Probably my favorite canonical novel, which is pretty remarkable given that it's unfinished and that I tend to be a stickler for gestalt. Kafka's prosaic absurdism resonates with me like nothing else, and for me this is both funnier and less self-consciously allegorical than The Trial.

• The Blind Watchmaker—Richard Dawkins

Reading this allowed me to stop pussyfooting around with agnosticism and take intellectual pride in my conviction that there is no organizing intelligence responsible for life, the universe and everything. (Still happy you picked me, Victor?) Most remarkable for his convincing if counterintuitive argument that any theory of life's origin that seems remotely plausible to the human mind is almost certainly incorrect (because of our inability to truly fathom the length of time involved).

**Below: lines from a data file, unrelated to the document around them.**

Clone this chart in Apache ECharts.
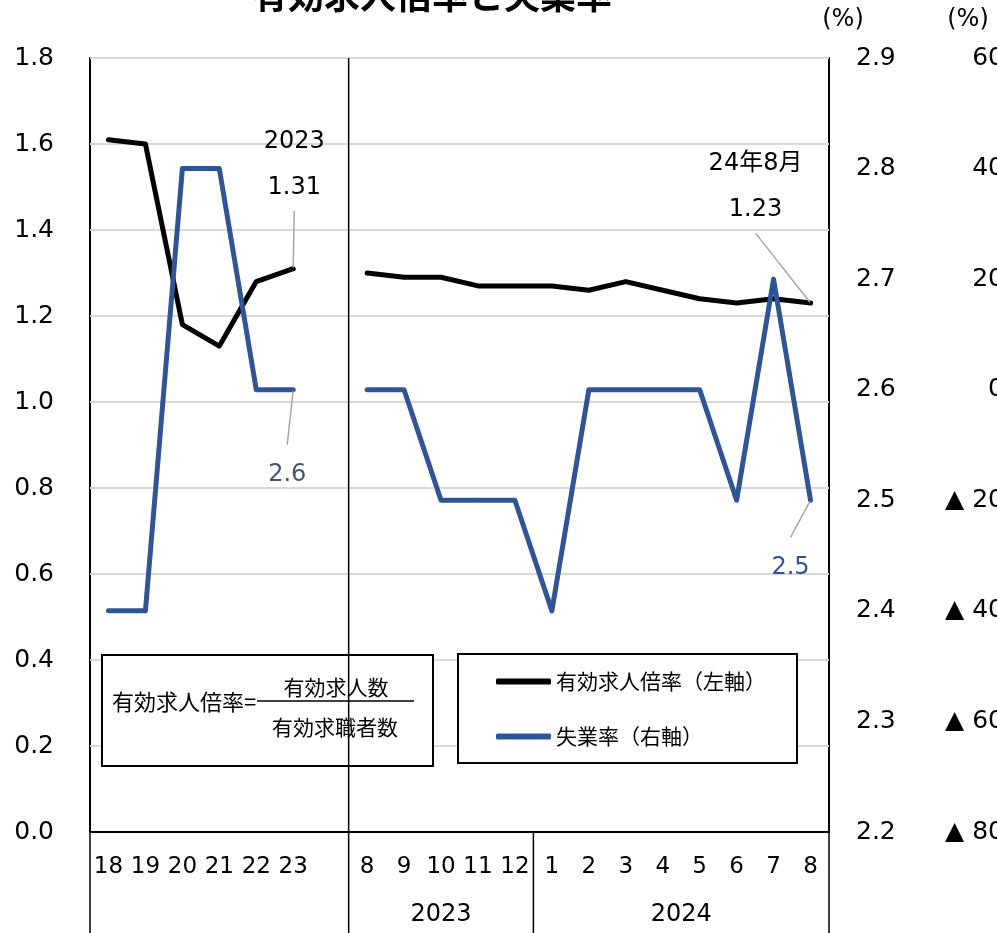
<!DOCTYPE html>
<html>
<head>
<meta charset="utf-8">
<script src="https://cdn.jsdelivr.net/npm/echarts@6/dist/echarts.min.js"></script>
<style>
  html, body { margin: 0; padding: 0; background: #fff; }
  #chart { width: 997px; height: 933px; }
</style>
</head>
<body>
<div id="chart"></div>
<script>
// ---- data ----
const years = ['18', '19', '20', '21', '22', '23'];
const months = ['8', '9', '10', '11', '12', '1', '2', '3', '4', '5', '6', '7', '8'];
const monthGroups = ['2023', '2024'];          // calendar year of the monthly block
const monthGroupStarts = [0, 5];               // index in months where each year starts
const ratioAnnual = [1.61, 1.60, 1.18, 1.13, 1.28, 1.31];
const ratioMonthly = [1.30, 1.29, 1.29, 1.27, 1.27, 1.27, 1.26, 1.28, 1.26, 1.24, 1.23, 1.24, 1.23];
const unempAnnual = [2.4, 2.4, 2.8, 2.8, 2.6, 2.6];
const unempMonthly = [2.6, 2.6, 2.5, 2.5, 2.5, 2.4, 2.6, 2.6, 2.6, 2.6, 2.5, 2.7, 2.5];
const annualNote = '2023';
const latestNote = '24年8月';
const ratioName = '有効求人倍率（左軸）';
const unempName = '失業率（右軸）';
const leftAxis = { min: 0, max: 1.8, interval: 0.2 };
const rightAxis = { min: 2.2, max: 2.9, interval: 0.1 };
const farAxis = { min: -80, max: 60, interval: 20 };

// ---- styling ----
const NUM_FONT = '"DejaVu Sans", "Noto Sans CJK JP", sans-serif';
const JP_FONT = '"Noto Sans CJK JP", "DejaVu Sans", sans-serif';
const BLACK = '#000000';
const BLUE = '#2F5597';

// one axis row: annual block, an empty spacer slot, then the monthly block
const tickLabels = years.concat([''], months);
const categories = tickLabels.map((t, i) => 'c' + i);
const gapIndex = years.length;
const lastIndex = categories.length - 1;

function withGap(annual, monthly) {
  return annual.concat([null], monthly);
}

const ratioData = withGap(ratioAnnual, ratioMonthly).map((v, i) => {
  if (i === gapIndex - 1) return { value: v, label: { show: true, formatter: annualNote + '\n{c}' } };
  if (i === lastIndex) return { value: v, label: { show: true, formatter: latestNote + '\n{c}' } };
  return v;
});
const unempData = withGap(unempAnnual, unempMonthly).map((v, i) => {
  if (i === gapIndex - 1) return { value: v, label: { show: true, color: '#44546A' } };
  if (i === lastIndex) return { value: v, label: { show: true, color: BLUE } };
  return v;
});

// label offsets (pixels) for the callouts
const ratioShift = { [gapIndex - 1]: { dx: 1, dy: -52 }, [lastIndex]: { dx: -55, dy: -64 } };
const unempShift = { [gapIndex - 1]: { dx: -6, dy: 49 }, [lastIndex]: { dx: -20, dy: 31 } };

const chart = echarts.init(document.getElementById('chart'), null, { renderer: 'canvas' });

const option = {
  animation: false,
  backgroundColor: '#ffffff',
  grid: {
    left: 90, right: 168, top: 58, bottom: 101,
    outerBoundsMode: 'none', containLabel: false,
    show: true, borderColor: BLACK, borderWidth: 2, backgroundColor: 'transparent'
  },
  legend: {
    orient: 'vertical',
    left: 458, top: 654,
    padding: [17, 31, 16, 38],
    itemGap: 34,
    itemWidth: 55, itemHeight: 6,
    icon: 'roundRect',
    backgroundColor: '#ffffff',
    borderColor: BLACK, borderWidth: 2,
    textStyle: { fontFamily: JP_FONT, fontSize: 21, color: '#000' },
    data: [ratioName, unempName]
  },
  xAxis: {
    type: 'category',
    data: categories,
    boundaryGap: true,
    axisLine: { show: true, lineStyle: { color: BLACK, width: 2 } },
    axisTick: { show: false },
    splitLine: { show: false },
    axisLabel: {
      interval: 0, margin: 24,
      fontFamily: NUM_FONT, fontSize: 23, color: '#000',
      formatter: (v, i) => tickLabels[i]
    }
  },
  yAxis: [
    {
      type: 'value', position: 'left',
      min: leftAxis.min, max: leftAxis.max, interval: leftAxis.interval,
      axisLine: { show: false }, axisTick: { show: false },
      splitLine: { show: true, lineStyle: { color: '#D9D9D9', width: 2 } },
      axisLabel: { margin: 36, fontFamily: NUM_FONT, fontSize: 25, color: '#000', formatter: v => v.toFixed(1) }
    },
    {
      type: 'value', position: 'right',
      min: rightAxis.min, max: rightAxis.max, interval: rightAxis.interval,
      axisLine: { show: false }, axisTick: { show: false }, splitLine: { show: false },
      axisLabel: { margin: 27, fontFamily: NUM_FONT, fontSize: 25, color: '#000', formatter: v => v.toFixed(1) }
    },
    {
      type: 'value', position: 'right', offset: 100,
      min: farAxis.min, max: farAxis.max, interval: farAxis.interval,
      axisLine: { show: false }, axisTick: { show: false }, splitLine: { show: false },
      axisLabel: {
        margin: 75, align: 'right',
        fontFamily: NUM_FONT, fontSize: 25, color: '#000',
        formatter: v => (v < 0 ? '▲ ' + (-v) : String(v))
      }
    }
  ],
  series: [
    {
      name: ratioName,
      type: 'line',
      yAxisIndex: 0,
      data: ratioData,
      showSymbol: true, symbol: 'circle', symbolSize: 2,
      itemStyle: { color: BLACK },
      lineStyle: { color: BLACK, width: 5, cap: 'round', join: 'round' },
      label: {
        show: false, position: 'top', distance: 5,
        fontFamily: NUM_FONT, fontSize: 24, lineHeight: 46, color: '#000', align: 'center'
      },
      labelLine: { show: true, lineStyle: { color: '#A6A6A6', width: 1.5 } },
      labelLayout: p => ratioShift[p.dataIndex] || {},
      z: 2
    },
    {
      name: unempName,
      type: 'line',
      yAxisIndex: 1,
      data: unempData,
      showSymbol: true, symbol: 'circle', symbolSize: 2,
      itemStyle: { color: BLUE },
      lineStyle: { color: BLUE, width: 5, cap: 'round', join: 'round' },
      label: {
        show: false, position: 'bottom', distance: 5,
        fontFamily: NUM_FONT, fontSize: 24, lineHeight: 60, align: 'center'
      },
      labelLine: { show: true, lineStyle: { color: '#A6A6A6', width: 1.5 } },
      labelLayout: p => unempShift[p.dataIndex] || {},
      z: 3
    }
  ]
};

chart.setOption(option);

// ---- frame extensions, year captions, notes ----
const px = i => chart.convertToPixel({ xAxisIndex: 0 }, categories[i]);
const band = px(1) - px(0);
const boundary = i => px(0) - band / 2 + i * band;
const yTop = chart.convertToPixel({ yAxisIndex: 0 }, leftAxis.max);
const yBase = chart.convertToPixel({ yAxisIndex: 0 }, leftAxis.min);
const yEnd = chart.getHeight();

const firstMonth = gapIndex + 1;
const groupEdges = monthGroupStarts.map(s => boundary(firstMonth + s)).concat([boundary(categories.length)]);

const vline = (x, y1, y2) => ({
  type: 'line', shape: { x1: x, y1: y1, x2: x, y2: y2 },
  style: { stroke: BLACK, lineWidth: 1.5 }, z: 10
});

const graphics = [
  vline(boundary(0), yBase, yEnd),
  vline(boundary(categories.length), yBase, yEnd),
  vline(boundary(firstMonth), yTop, yEnd)
];
for (let g = 1; g < monthGroups.length; g++) graphics.push(vline(groupEdges[g], yBase, yEnd));
monthGroups.forEach((name, g) => {
  graphics.push({
    type: 'text', z: 10,
    style: {
      x: (groupEdges[g] + groupEdges[g + 1]) / 2, y: 915,
      text: name, align: 'center', verticalAlign: 'middle',
      font: '24px ' + NUM_FONT, fill: '#000'
    }
  });
});

// chart title (runs off the top edge)
graphics.push({
  type: 'text', z: 10,
  style: {
    x: 432, y: -5, text: '有効求人倍率と失業率', align: 'center', verticalAlign: 'middle',
    font: 'bold 36px ' + JP_FONT, fill: '#000'
  }
});

// unit captions above the right-hand scales
['(%)', '(%)'].forEach((t, k) => {
  graphics.push({
    type: 'text', z: 10,
    style: {
      x: k === 0 ? 843 : 968, y: 20, text: t, align: 'center', verticalAlign: 'middle',
      font: '24px ' + NUM_FONT, fill: '#000'
    }
  });
});

// definition box: 有効求人倍率 = 有効求人数 / 有効求職者数
graphics.push({
  type: 'group', z: 10,
  children: [
    { type: 'rect', shape: { x: 102, y: 655, width: 331, height: 111 },
      style: { fill: '#fff', stroke: BLACK, lineWidth: 2 } },
    { type: 'text', style: { x: 112, y: 702, text: '有効求人倍率=', align: 'left', verticalAlign: 'middle',
      font: '22px ' + JP_FONT, fill: '#000' } },
    { type: 'line', shape: { x1: 257, y1: 701, x2: 414, y2: 701 }, style: { stroke: BLACK, lineWidth: 1.5 } },
    { type: 'text', style: { x: 336, y: 687, text: '有効求人数', align: 'center', verticalAlign: 'middle',
      font: '21px ' + JP_FONT, fill: '#000' } },
    { type: 'text', style: { x: 335, y: 727, text: '有効求職者数', align: 'center', verticalAlign: 'middle',
      font: '21px ' + JP_FONT, fill: '#000' } }
  ]
});

chart.setOption({ graphic: graphics });
</script>
</body>
</html>
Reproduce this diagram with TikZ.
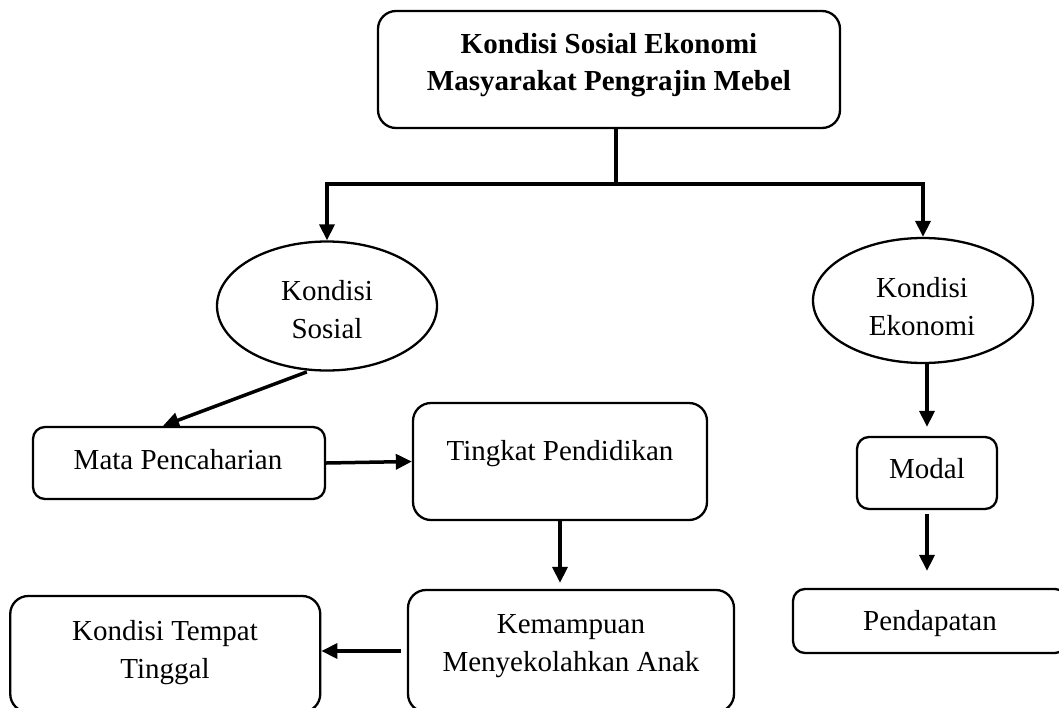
\documentclass[tikz,border=0pt]{standalone}
\usepackage{fontspec}
\setmainfont{Liberation Serif}
\usetikzlibrary{arrows.meta,shapes.geometric}
\tikzset{
  box/.style={draw, line width=2.3pt, rounded corners=12pt, inner sep=0pt},
  bigbox/.style={box, rounded corners=18pt},
  oval/.style={draw, ellipse, line width=2.3pt, inner sep=0pt},
  txt/.style={font=\fontsize{29pt}{37.5pt}\selectfont, align=center, inner sep=0pt},
  conn/.style={line width=3.5pt, -{Triangle[length=16pt,width=15pt]}},
  stem/.style={line width=3.5pt},
}
\begin{document}
\begin{tikzpicture}[x=1pt,y=-1pt]
\clip (0,0) rectangle (1059,707);
\fill[white] (0,0) rectangle (1059,707);
% shapes
\node[bigbox, minimum width=462pt, minimum height=117pt] (top) at (609,69.5) {};
\node[oval, minimum width=220pt, minimum height=129pt] (es) at (327,306) {};
\node[oval, minimum width=220pt, minimum height=125pt] (ee) at (923,300.5) {};
\node[box, minimum width=292pt, minimum height=72pt] (mata) at (179,463) {};
\node[bigbox, minimum width=294pt, minimum height=117pt] (tp) at (560,461.5) {};
\node[box, minimum width=140pt, minimum height=72pt] (modal) at (927,473) {};
\node[box, minimum width=274pt, minimum height=64pt] (pend) at (930,621) {};
\node[bigbox, minimum width=310pt, minimum height=116pt] (kt) at (165.25,654) {};
\node[bigbox, minimum width=326pt, minimum height=122pt] (km) at (571,651) {};
% texts
\node[txt, font=\fontsize{29pt}{37.5pt}\selectfont\bfseries] (topText) at (609,64.3) {\strut Kondisi Sosial Ekonomi\\\strut Masyarakat Pengrajin Mebel};
\node[txt] (esText) at (327,312) {\strut Kondisi\\\strut Sosial};
\node[txt] (eeText) at (922,309) {\strut Kondisi\\\strut Ekonomi};
\node[txt] (mataText) at (178,461.5) {\strut Mata Pencaharian};
\node[txt] (tpText) at (560,452.5) {\strut Tingkat Pendidikan};
\node[txt] (modalText) at (927,470.5) {\strut Modal};
\node[txt] (pendText) at (930,622.5) {\strut Pendapatan};
\node[txt] (ktText) at (165,652) {\strut Kondisi Tempat\\\strut Tinggal};
\node[txt] (kmText) at (571,645) {\strut Kemampuan\\\strut Menyekolahkan Anak};
% connectors
\coordinate (j) at (616,184);
\draw[stem] (top.south -| j) -- (j);
\draw[conn] (j) -| (es.north);
\draw[conn] (j) -| (ee.north);
\draw[conn, shorten <=3pt] (es.255) -- ([xshift=-16pt]mata.north);
\draw[conn] (mata.east) -- (tp.west);
\draw[conn, shorten >=6pt] (tp.south) -- (tp.south |- km.north);
\draw[conn, shorten <=6pt] (km.west) -- (km.west -| kt.east);
\draw[conn, shorten >=9pt] (modal.north |- ee.south) -- (modal.north);
\draw[conn, shorten <=4pt, shorten >=17pt] (modal.south) -- (modal.south |- pend.north);
\end{tikzpicture}
\end{document}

• A Supposedly Fun Thing I'll Never Do Again—David Foster Wallace

It's tempting to go with Infinite Jest instead, if only because the Eschaton Debacle (pp. 321–342, plus assorted endnotes) is the single greatest literary passage I've ever read—a freakishly brilliant combination of geopolitics, philosophy and adolescent vaudeville. ("It's snowing on the goddamn map, not the territory, you dick!") But it's DFW's observational essays, particularly the titular one in this collection (the first of his books that I read), that have had the most profound (some would argue deleterious) influence on my own prose style.

• Hold'em Poker for Advanced Players—David Sklansky & Mason Malmuth

Because now I know for sure that I'll never have to work a real job again.

And I know I'm supposed to tag five other people now, but that's a little too chain-letter for my taste. It's easy enough to guess who I'd pick—I don't have that many friends who blog—so they can take up the baton or not, as they choose.